We continue from where you left off. Given the predicate $P(k)$:
$$ P(k) = 49 \mid (7k + 1) 6^k + (-1)^{k + 1} $$
You deduced $P(k + 1)$ to be:
$$ P(k + 1) = 49 \mid 7(−1)^k + 42 \cdot 6^k \wedge P(k) $$
Now, since we assume $P(k)$ holds it remains to show that $49 \mid 7(−1)^k + 42 \cdot 6^k$. We do so inductively. First we divide by $7$, getting:
$$ Q(k) = 7 \mid (-1)^k + 6^{k + 1} $$
We now show $Q(k)$ holds for all naturals.

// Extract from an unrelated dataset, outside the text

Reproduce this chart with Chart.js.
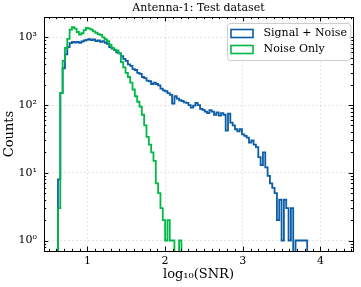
<!DOCTYPE html>
<html>
<head>
<meta charset="utf-8">
<script src="https://cdn.jsdelivr.net/npm/chart.js@4.4.0/dist/chart.umd.min.js"></script>
<style>
  html, body { margin: 0; padding: 0; background: #fff; }
</style>
</head>
<body>
<canvas id="snrChart" width="361" height="287"></canvas>
<script>
// histogram bins in log10(SNR): left edge of the first bin and bin width
const binStart = 0.62;
const binWidth = 0.03;

// counts per bin
const signalNoiseCounts = [
  8, 150, 350, 560, 720, 820, 860, 840, 860, 830,
  870, 900, 920, 940, 910, 930, 880, 900, 860, 880,
  830, 800, 720, 680, 650, 600, 580, 530, 480, 450,
  400, 380, 340, 330, 300, 290, 260, 250, 230, 225,
  205, 215, 205, 195, 175, 165, 160, 150, 142, 105,
  135, 125, 118, 115, 110, 108, 100, 92, 98, 108,
  100, 88, 85, 80, 76, 84, 80, 72, 78, 70,
  76, 72, 42, 75, 55, 50, 44, 41, 44, 37,
  35, 33, 28, 30, 26, 24, 17, 13, 20, 12,
  9, 7, 6, 5, 2, 4, 1, 4, 3, 1,
  3, 0, 1, 1, 1, 1, 1
];
const noiseOnlyCounts = [
  3, 150, 450, 700, 950, 1300, 1420, 1350, 1200, 1100,
  1150, 1280, 1380, 1350, 1300, 1230, 1170, 1120, 1090, 1000,
  940, 880, 780, 700, 660, 640, 580, 430, 360, 300,
  260, 215, 170, 135, 112, 95, 72, 50, 34, 26,
  20, 15, 7, 5, 3, 2, 1, 2, 1, 1,
  0, 0, 1
];

const xTicks = [1, 2, 3, 4];
const yTicks = [1, 10, 100, 1000];
const yTickLabels = ["10⁰", "10¹", "10²", "10³"];

const serif = { family: "'DejaVu Serif', serif", size: 11, weight: "normal" };
const serifLabel = { family: "'DejaVu Serif', serif", size: 13, weight: "normal" };
const zeroFloor = 0.1; // empty bins sit below the visible range

// turn counts into the outline of a step histogram
function stepOutline(counts) {
  const pts = [{ x: binStart, y: zeroFloor }];
  counts.forEach((c, i) => {
    pts.push({ x: binStart + i * binWidth, y: c > 0 ? c : zeroFloor });
  });
  const end = binStart + counts.length * binWidth;
  const last = counts[counts.length - 1];
  pts.push({ x: end, y: last > 0 ? last : zeroFloor });
  pts.push({ x: end, y: zeroFloor });
  return pts;
}

// inward ticks on all four sides plus the black frame
const axisFrame = {
  id: "axisFrame",
  afterDatasetsDraw(chart) {
    const { ctx, chartArea: a, scales: { x, y } } = chart;
    const snap = p => Math.round(p) + 0.5;
    ctx.save();
    ctx.strokeStyle = "#000";
    ctx.lineWidth = 1;
    ctx.beginPath();
    const xTick = (v, len) => {
      const p = snap(x.getPixelForValue(v));
      ctx.moveTo(p, a.bottom); ctx.lineTo(p, a.bottom - len);
      ctx.moveTo(p, a.top); ctx.lineTo(p, a.top + len);
    };
    const yTick = (v, len) => {
      const p = snap(y.getPixelForValue(v));
      ctx.moveTo(a.left, p); ctx.lineTo(a.left + len, p);
      ctx.moveTo(a.right, p); ctx.lineTo(a.right - len, p);
    };
    xTicks.forEach(v => xTick(v, 4.3));
    for (let k = Math.ceil(x.min * 10); k <= Math.floor(x.max * 10); k++) {
      if (k % 10 !== 0) xTick(k / 10, 2.2);
    }
    yTicks.forEach(v => yTick(v, 4.3));
    for (let e = -1; e <= 3; e++) {
      for (let d = 2; d <= 9; d++) {
        const v = d * Math.pow(10, e);
        if (v > y.min && v < y.max) yTick(v, 2.2);
      }
    }
    ctx.stroke();
    ctx.strokeRect(snap(a.left), snap(a.top), Math.round(a.width), Math.round(a.height));
    ctx.restore();
  }
};

// legend box in the upper right corner of the plot
const insideLegend = {
  id: "insideLegend",
  afterDraw(chart) {
    const { ctx, chartArea: a } = chart;
    const sets = chart.data.datasets;
    ctx.save();
    ctx.font = "11px 'DejaVu Serif', serif";
    const textW = Math.max(...sets.map(d => ctx.measureText(d.label).width));
    const w = 3 + 23 + 10 + textW + 4;
    const h = 37;
    const left = Math.round(a.right - 3 - w) + 0.5;
    const top = Math.round(a.top + 6) + 0.5;
    ctx.beginPath();
    if (ctx.roundRect) ctx.roundRect(left, top, w, h, 3);
    else ctx.rect(left, top, w, h);
    ctx.fillStyle = "rgba(255,255,255,0.8)";
    ctx.fill();
    ctx.strokeStyle = "#cccccc";
    ctx.lineWidth = 1;
    ctx.stroke();
    sets.forEach((d, i) => {
      const cy = top + 10 + i * 16;
      ctx.strokeStyle = d.borderColor;
      ctx.lineWidth = 1.6;
      ctx.strokeRect(left + 3.5, cy - 4, 22, 8);
      ctx.fillStyle = "#000";
      ctx.textBaseline = "middle";
      ctx.fillText(d.label, left + 36, cy);
    });
    ctx.restore();
  }
};

new Chart(document.getElementById("snrChart"), {
  type: "line",
  data: {
    datasets: [
      {
        label: "Signal + Noise",
        data: stepOutline(signalNoiseCounts),
        borderColor: "#0C5DA5",
        borderWidth: 1.8,
        stepped: "before",
        pointRadius: 0,
        fill: false,
        order: 1
      },
      {
        label: "Noise Only",
        data: stepOutline(noiseOnlyCounts),
        borderColor: "#00B945",
        borderWidth: 1.8,
        stepped: "before",
        pointRadius: 0,
        fill: false,
        order: 0
      }
    ]
  },
  options: {
    responsive: false,
    animation: false,
    devicePixelRatio: 1,
    layout: { padding: { top: 0, right: 8, bottom: 0, left: 0 } },
    scales: {
      x: {
        type: "linear",
        min: 0.44,
        max: 4.42,
        afterBuildTicks: s => { s.ticks = xTicks.map(v => ({ value: v })); },
        afterFit: s => { s.height = 36; },
        ticks: { font: serif, color: "#000", padding: 4, maxRotation: 0, callback: v => String(v) },
        grid: { drawTicks: false, color: "rgba(0,0,0,0.12)", lineWidth: 0.8 },
        border: { display: false, dash: [2, 2] },
        title: { display: true, text: "log₁₀(SNR)", font: serifLabel, color: "#000", padding: { top: 0, bottom: 5 } }
      },
      y: {
        type: "logarithmic",
        min: 0.71,
        max: 2000,
        afterBuildTicks: s => { s.ticks = yTicks.map(v => ({ value: v })); },
        afterFit: s => { s.width = 44; },
        ticks: { font: serif, color: "#000", padding: 7, callback: v => yTickLabels[yTicks.indexOf(v)] },
        grid: { drawTicks: false, color: "rgba(0,0,0,0.12)", lineWidth: 0.8 },
        border: { display: false, dash: [2, 2] },
        title: { display: true, text: "Counts", font: serifLabel, color: "#000", padding: { top: 2, bottom: 0 } }
      }
    },
    plugins: {
      legend: { display: false },
      tooltip: { enabled: false },
      title: {
        display: true,
        fullSize: false,
        text: "Antenna-1: Test dataset",
        font: serif,
        color: "#000",
        padding: { top: 1.5, bottom: 2.3 }
      }
    }
  },
  plugins: [axisFrame, insideLegend]
});
</script>
</body>
</html>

We consider two cases, these being that $k$ is even or odd. If $k$ is even $Q(k)$ is:
$$ Q(k) = 7 \mid 1 + 6^{k + 1} = 7 \mid 1 + 6 \cdot 6^k $$
This means $Q(k + 2)$ is:
$$ Q(k + 2) = 7 \mid 1 + 36 \cdot 6 \cdot 6^k = 7 \mid 1 + 6 \cdot 6^k + 6 \cdot 35 \cdot 6^k = 7 \mid 6 \cdot 35 \cdot 6^k \wedge Q(k) $$
Now, the base case $Q(0)$ holds therefore $Q(k)$ holds for all even $k$. If $k$ is odd $Q(k)$ becomes:
$$ Q(k) = 7 \mid -1 + 6 \cdot 6^k $$
In this case $Q(k + 2)$ is:
$$ Q(k + 2) = 7 \mid -1 + 6 \cdot 36 \cdot 6^k = 7 \mid -1 + 6 \cdot 6^k + 6 \cdot 35 \cdot 6^k = 7 \mid 6 \cdot 35 \cdot 6^k \wedge Q(k) $$
The base case for odd $k$ $Q(1)$ holds and so $Q(k)$ holds for all odd $k$. This implies $P(k)$ holds for all naturals.